GIVEN REQUEST = Search the material below for the word "size". Copy every line that has it.
-----
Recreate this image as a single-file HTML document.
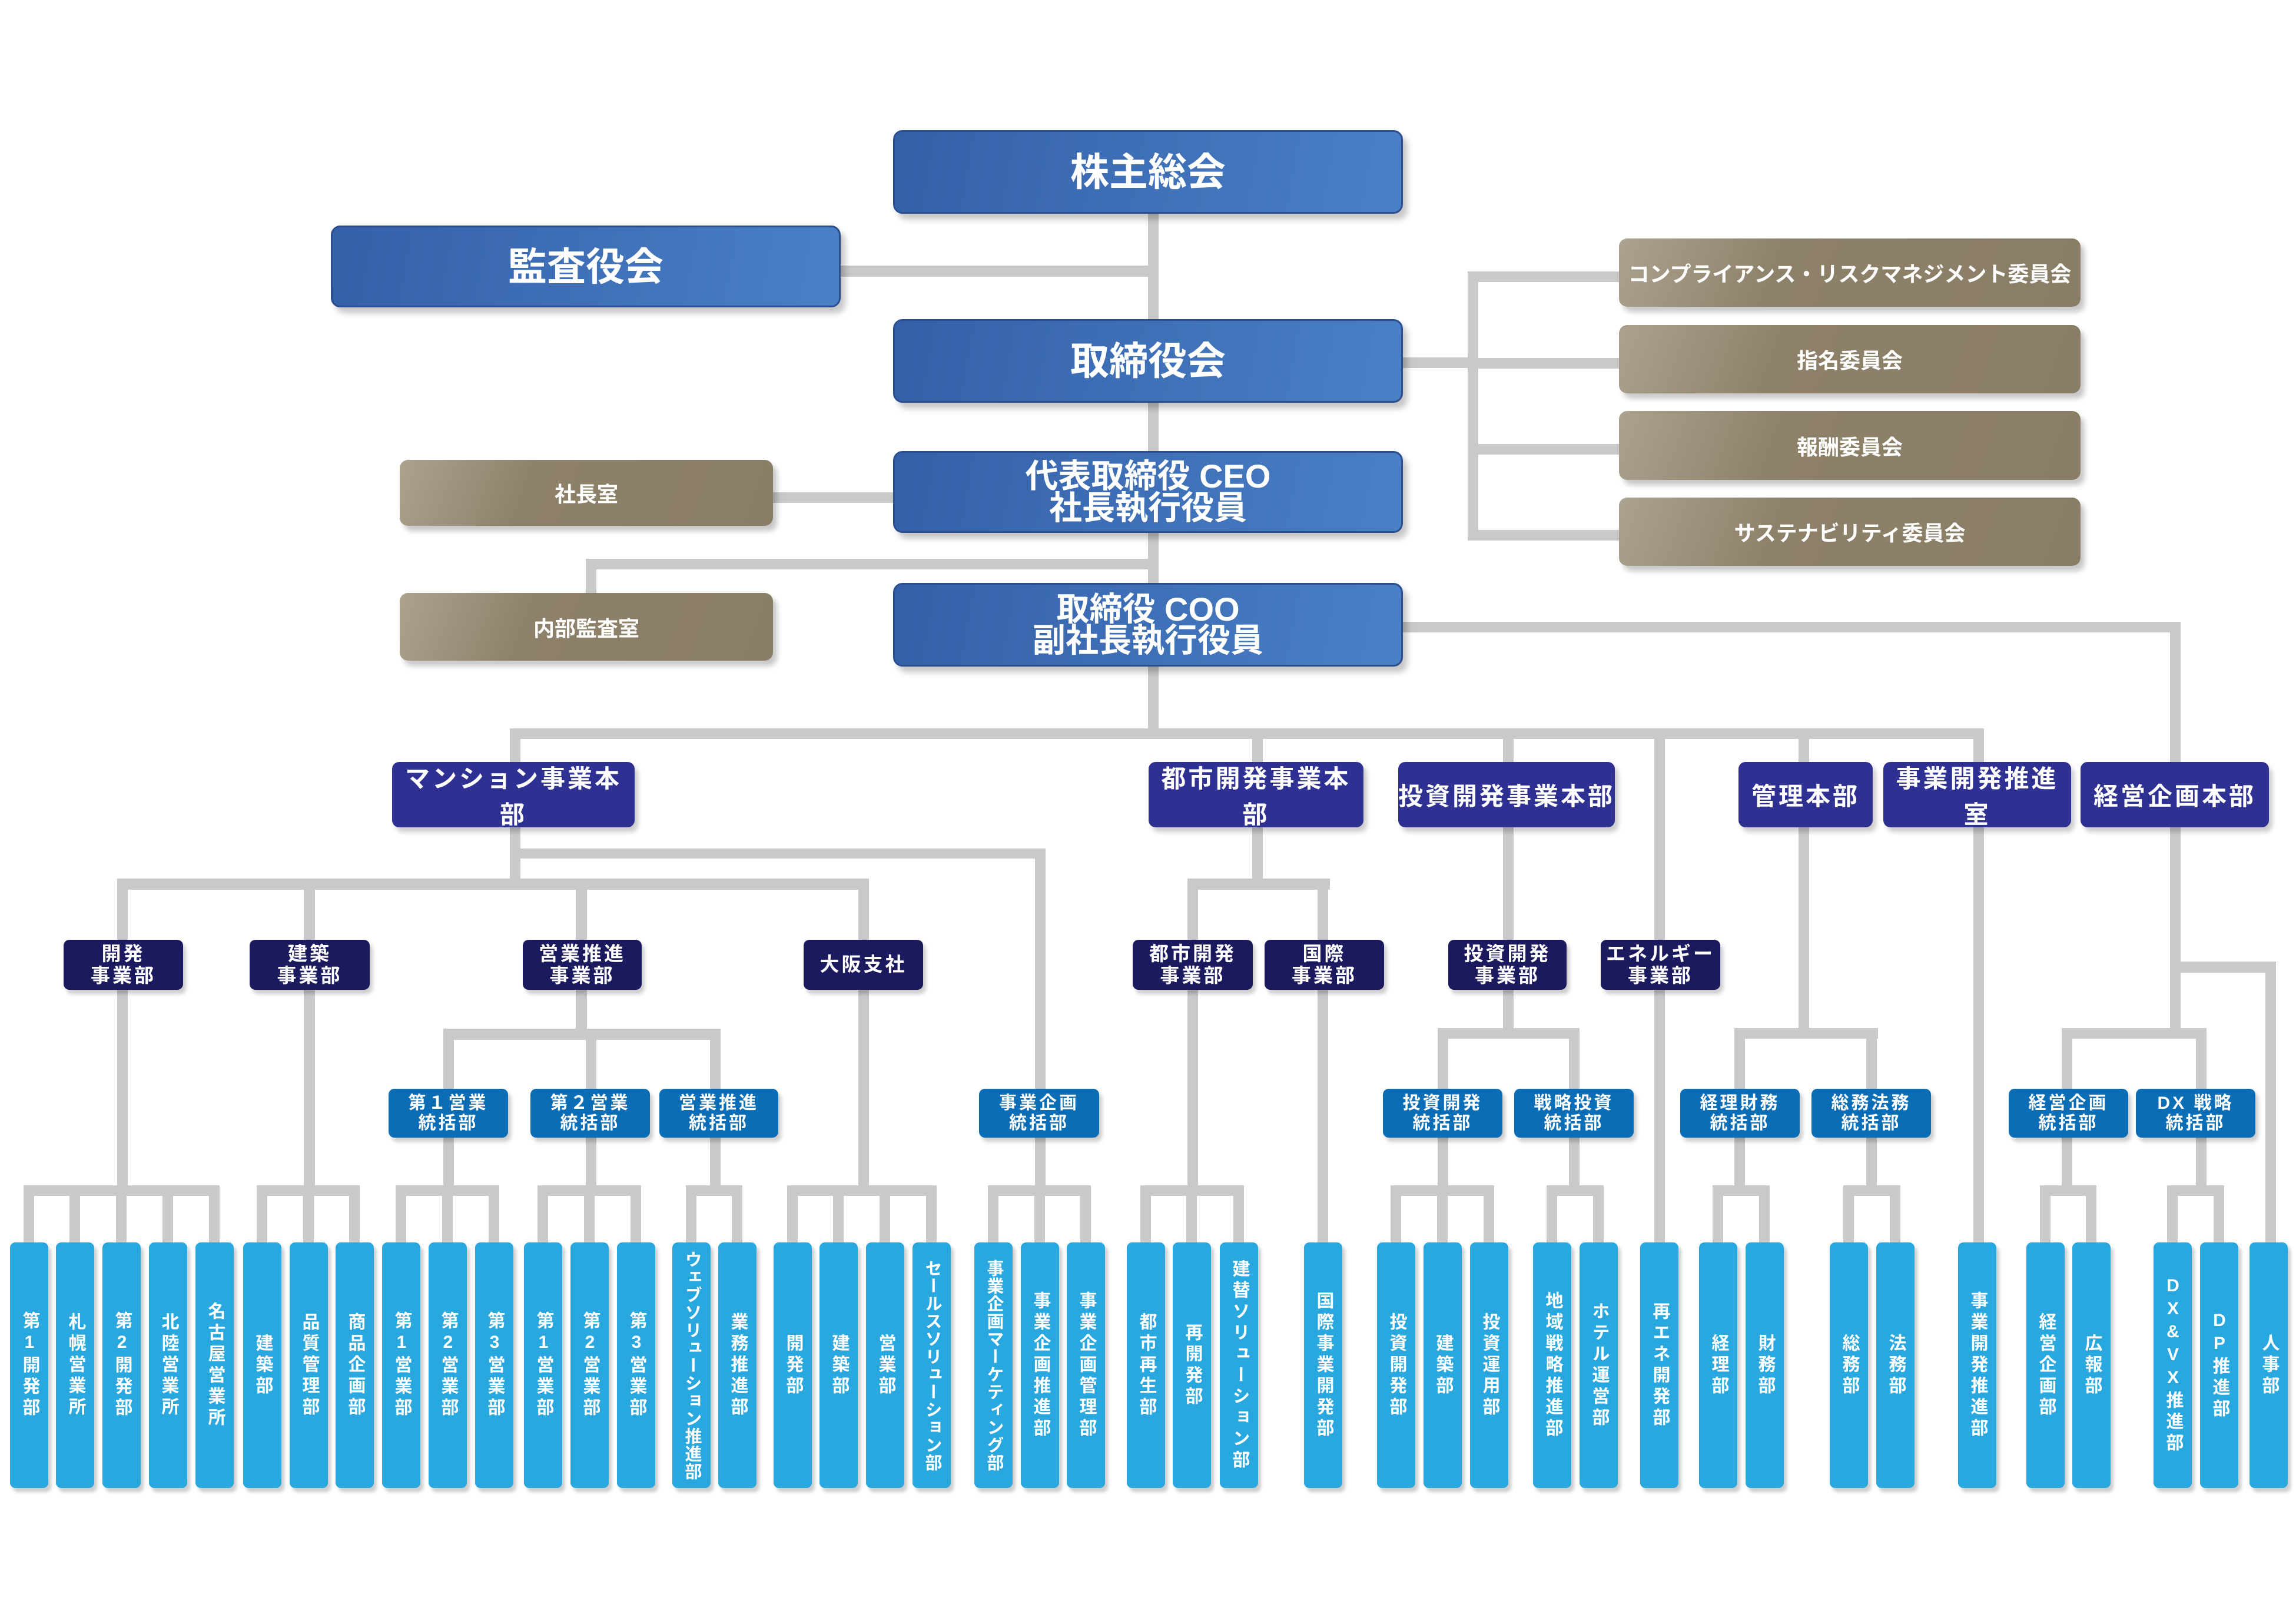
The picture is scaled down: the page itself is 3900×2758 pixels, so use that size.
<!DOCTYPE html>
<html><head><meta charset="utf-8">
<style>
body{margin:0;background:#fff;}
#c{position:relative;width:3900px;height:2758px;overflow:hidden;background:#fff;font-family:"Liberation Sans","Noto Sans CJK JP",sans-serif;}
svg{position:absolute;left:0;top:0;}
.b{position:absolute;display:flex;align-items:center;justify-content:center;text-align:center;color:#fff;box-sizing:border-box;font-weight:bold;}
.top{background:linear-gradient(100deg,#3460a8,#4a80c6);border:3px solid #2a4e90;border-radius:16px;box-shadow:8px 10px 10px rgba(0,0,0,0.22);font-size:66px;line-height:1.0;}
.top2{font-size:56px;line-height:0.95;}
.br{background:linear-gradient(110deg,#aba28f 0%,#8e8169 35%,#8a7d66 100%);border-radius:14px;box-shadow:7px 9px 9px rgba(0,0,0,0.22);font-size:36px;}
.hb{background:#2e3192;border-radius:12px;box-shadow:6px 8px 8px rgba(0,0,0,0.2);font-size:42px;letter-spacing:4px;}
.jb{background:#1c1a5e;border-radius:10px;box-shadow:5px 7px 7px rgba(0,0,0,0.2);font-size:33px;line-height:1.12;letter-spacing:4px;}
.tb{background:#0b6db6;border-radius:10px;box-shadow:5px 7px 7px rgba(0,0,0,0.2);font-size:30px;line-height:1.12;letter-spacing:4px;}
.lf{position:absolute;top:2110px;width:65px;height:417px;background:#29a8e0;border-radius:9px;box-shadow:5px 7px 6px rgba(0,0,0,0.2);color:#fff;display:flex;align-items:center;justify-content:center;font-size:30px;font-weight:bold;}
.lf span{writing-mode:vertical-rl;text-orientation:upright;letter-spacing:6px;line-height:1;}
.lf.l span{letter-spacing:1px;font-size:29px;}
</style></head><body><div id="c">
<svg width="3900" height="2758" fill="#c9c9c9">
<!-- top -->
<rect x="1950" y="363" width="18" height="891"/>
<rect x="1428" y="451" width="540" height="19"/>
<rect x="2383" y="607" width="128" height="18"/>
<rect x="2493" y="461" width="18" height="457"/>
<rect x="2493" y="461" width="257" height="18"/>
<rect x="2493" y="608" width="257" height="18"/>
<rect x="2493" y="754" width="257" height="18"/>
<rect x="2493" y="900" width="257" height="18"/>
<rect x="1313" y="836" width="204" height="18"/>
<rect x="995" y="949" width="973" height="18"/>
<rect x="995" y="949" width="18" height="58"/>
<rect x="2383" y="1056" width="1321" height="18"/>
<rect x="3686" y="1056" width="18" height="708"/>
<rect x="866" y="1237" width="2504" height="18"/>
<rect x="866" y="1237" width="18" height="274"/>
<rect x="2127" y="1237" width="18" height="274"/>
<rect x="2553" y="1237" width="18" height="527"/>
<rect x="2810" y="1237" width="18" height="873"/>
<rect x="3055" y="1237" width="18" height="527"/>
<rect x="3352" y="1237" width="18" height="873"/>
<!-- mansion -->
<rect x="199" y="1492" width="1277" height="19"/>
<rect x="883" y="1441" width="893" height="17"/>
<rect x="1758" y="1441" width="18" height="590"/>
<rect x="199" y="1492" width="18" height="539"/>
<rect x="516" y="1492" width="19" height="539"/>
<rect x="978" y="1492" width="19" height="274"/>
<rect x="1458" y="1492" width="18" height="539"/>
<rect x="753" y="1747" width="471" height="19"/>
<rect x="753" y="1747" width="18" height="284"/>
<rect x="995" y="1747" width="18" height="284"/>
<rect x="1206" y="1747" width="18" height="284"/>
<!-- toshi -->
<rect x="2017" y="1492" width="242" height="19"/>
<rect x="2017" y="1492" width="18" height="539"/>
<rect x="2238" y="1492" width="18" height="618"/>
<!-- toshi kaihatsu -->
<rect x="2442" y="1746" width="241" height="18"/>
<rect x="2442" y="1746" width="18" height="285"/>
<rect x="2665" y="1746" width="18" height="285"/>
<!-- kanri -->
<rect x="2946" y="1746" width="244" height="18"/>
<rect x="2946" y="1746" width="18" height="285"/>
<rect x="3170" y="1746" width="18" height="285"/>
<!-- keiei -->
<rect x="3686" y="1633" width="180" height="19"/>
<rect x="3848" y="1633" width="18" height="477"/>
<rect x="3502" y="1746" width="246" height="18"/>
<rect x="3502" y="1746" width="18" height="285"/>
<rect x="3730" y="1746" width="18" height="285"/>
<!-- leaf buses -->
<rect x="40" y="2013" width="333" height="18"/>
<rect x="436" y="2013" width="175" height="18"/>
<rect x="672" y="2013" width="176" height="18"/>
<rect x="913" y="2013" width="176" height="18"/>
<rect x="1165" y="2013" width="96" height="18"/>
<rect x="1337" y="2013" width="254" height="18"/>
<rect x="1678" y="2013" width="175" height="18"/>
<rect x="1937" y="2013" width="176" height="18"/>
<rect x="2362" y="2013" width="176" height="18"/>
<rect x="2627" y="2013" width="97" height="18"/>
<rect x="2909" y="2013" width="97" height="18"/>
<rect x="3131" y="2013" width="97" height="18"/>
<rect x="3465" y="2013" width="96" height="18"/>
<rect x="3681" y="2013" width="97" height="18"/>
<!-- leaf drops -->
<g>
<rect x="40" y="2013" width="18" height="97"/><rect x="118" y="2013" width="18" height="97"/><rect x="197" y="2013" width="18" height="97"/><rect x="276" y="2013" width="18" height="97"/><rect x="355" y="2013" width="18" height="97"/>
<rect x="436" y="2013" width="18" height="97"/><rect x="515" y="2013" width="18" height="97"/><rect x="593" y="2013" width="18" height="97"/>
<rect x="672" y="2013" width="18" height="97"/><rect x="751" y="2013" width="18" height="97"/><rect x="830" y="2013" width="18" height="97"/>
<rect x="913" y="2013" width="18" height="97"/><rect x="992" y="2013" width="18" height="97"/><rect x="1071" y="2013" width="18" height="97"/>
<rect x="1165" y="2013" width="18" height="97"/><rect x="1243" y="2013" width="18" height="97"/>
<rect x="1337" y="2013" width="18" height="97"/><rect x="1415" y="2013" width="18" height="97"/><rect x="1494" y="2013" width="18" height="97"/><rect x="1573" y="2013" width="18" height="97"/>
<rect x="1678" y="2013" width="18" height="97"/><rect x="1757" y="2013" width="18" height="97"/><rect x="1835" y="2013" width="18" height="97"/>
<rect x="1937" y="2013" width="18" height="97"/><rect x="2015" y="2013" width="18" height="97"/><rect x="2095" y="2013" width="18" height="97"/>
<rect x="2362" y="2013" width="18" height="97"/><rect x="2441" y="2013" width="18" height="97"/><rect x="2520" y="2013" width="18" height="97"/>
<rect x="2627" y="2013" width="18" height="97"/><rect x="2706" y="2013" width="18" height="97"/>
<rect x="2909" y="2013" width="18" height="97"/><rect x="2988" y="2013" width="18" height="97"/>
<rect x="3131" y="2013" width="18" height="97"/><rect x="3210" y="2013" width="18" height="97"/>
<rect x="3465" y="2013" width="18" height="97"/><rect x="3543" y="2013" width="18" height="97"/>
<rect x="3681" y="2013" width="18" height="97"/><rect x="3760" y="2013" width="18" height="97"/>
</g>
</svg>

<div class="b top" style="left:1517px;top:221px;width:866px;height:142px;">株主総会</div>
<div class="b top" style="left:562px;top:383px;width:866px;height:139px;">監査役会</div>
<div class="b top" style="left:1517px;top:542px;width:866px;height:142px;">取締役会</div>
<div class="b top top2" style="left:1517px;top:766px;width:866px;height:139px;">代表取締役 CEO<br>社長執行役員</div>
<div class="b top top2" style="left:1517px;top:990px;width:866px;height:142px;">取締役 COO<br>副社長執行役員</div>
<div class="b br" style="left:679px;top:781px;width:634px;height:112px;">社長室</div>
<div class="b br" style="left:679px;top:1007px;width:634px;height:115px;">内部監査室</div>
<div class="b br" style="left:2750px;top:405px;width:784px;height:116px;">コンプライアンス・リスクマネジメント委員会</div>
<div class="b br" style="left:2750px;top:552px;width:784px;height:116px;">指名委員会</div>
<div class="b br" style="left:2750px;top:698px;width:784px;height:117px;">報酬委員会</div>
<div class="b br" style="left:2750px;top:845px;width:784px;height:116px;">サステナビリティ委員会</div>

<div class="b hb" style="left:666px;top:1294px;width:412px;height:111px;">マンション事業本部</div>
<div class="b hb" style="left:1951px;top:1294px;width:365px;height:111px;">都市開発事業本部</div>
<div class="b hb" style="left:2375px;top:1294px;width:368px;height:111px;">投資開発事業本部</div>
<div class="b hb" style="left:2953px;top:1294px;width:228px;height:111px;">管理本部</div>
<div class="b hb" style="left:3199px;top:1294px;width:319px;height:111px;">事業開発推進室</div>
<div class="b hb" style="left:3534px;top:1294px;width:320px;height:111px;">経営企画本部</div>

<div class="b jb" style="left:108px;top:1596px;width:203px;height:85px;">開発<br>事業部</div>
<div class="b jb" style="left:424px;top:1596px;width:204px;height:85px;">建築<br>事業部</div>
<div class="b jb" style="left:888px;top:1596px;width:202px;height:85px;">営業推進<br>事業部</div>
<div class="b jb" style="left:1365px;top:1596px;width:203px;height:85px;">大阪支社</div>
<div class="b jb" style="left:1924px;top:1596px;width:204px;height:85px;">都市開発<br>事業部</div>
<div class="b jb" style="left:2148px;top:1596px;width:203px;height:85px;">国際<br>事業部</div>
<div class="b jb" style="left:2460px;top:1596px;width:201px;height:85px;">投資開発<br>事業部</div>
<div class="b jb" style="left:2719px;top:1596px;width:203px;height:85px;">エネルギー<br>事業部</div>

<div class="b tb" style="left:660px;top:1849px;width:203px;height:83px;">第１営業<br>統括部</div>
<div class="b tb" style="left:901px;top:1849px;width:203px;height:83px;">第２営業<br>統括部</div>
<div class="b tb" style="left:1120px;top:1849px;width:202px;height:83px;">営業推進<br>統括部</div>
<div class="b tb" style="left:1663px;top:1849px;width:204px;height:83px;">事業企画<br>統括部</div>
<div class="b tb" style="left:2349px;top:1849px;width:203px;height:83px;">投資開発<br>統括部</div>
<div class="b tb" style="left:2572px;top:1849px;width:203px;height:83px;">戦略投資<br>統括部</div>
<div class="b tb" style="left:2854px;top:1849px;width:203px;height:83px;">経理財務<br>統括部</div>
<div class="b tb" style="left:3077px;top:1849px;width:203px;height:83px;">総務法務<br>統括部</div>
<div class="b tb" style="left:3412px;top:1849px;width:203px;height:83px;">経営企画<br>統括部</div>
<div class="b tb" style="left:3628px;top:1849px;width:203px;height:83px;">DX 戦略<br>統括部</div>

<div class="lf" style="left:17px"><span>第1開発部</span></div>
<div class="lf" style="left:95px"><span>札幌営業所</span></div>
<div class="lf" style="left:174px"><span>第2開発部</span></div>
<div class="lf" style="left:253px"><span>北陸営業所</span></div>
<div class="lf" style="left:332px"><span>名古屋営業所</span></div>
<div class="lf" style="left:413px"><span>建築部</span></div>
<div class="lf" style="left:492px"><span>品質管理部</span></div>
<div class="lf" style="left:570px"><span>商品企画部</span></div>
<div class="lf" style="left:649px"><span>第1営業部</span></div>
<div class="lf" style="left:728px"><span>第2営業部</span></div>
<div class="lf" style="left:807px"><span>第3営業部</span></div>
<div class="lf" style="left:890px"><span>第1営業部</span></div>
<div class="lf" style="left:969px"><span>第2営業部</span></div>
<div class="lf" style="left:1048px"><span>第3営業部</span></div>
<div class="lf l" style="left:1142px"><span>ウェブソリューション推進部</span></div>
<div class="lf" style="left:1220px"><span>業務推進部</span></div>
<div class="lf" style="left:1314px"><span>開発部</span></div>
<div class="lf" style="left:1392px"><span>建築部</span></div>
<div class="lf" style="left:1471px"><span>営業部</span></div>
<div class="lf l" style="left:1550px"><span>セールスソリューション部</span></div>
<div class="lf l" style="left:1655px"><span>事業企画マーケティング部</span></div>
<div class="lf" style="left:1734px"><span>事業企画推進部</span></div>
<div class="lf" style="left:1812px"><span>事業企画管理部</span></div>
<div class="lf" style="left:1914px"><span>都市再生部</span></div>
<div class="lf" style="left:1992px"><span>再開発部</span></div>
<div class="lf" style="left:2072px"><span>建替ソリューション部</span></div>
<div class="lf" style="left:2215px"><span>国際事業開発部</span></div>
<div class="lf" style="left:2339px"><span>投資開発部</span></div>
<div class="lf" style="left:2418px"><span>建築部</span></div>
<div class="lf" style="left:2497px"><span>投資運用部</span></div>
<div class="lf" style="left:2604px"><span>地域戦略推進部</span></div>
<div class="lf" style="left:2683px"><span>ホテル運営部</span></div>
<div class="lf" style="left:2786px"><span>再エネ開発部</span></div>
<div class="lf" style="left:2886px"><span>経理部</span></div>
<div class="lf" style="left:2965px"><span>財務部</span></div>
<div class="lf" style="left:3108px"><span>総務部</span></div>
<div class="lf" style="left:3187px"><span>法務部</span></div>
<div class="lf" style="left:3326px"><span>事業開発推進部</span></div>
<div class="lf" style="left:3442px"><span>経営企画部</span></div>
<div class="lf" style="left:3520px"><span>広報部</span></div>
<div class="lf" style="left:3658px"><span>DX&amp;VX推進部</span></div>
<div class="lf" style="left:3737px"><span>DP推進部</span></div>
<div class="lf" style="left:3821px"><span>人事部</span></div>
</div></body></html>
-----
FULL RESPONSE =
The picture is scaled down: the page itself is 3900×2758 pixels, so use that size.
.top{background:linear-gradient(100deg,#3460a8,#4a80c6);border:3px solid #2a4e90;border-radius:16px;box-shadow:8px 10px 10px rgba(0,0,0,0.22);font-size:66px;line-height:1.0;}
.top2{font-size:56px;line-height:0.95;}
.br{background:linear-gradient(110deg,#aba28f 0%,#8e8169 35%,#8a7d66 100%);border-radius:14px;box-shadow:7px 9px 9px rgba(0,0,0,0.22);font-size:36px;}
.hb{background:#2e3192;border-radius:12px;box-shadow:6px 8px 8px rgba(0,0,0,0.2);font-size:42px;letter-spacing:4px;}
.jb{background:#1c1a5e;border-radius:10px;box-shadow:5px 7px 7px rgba(0,0,0,0.2);font-size:33px;line-height:1.12;letter-spacing:4px;}
.tb{background:#0b6db6;border-radius:10px;box-shadow:5px 7px 7px rgba(0,0,0,0.2);font-size:30px;line-height:1.12;letter-spacing:4px;}
.lf{position:absolute;top:2110px;width:65px;height:417px;background:#29a8e0;border-radius:9px;box-shadow:5px 7px 6px rgba(0,0,0,0.2);color:#fff;display:flex;align-items:center;justify-content:center;font-size:30px;font-weight:bold;}
.lf.l span{letter-spacing:1px;font-size:29px;}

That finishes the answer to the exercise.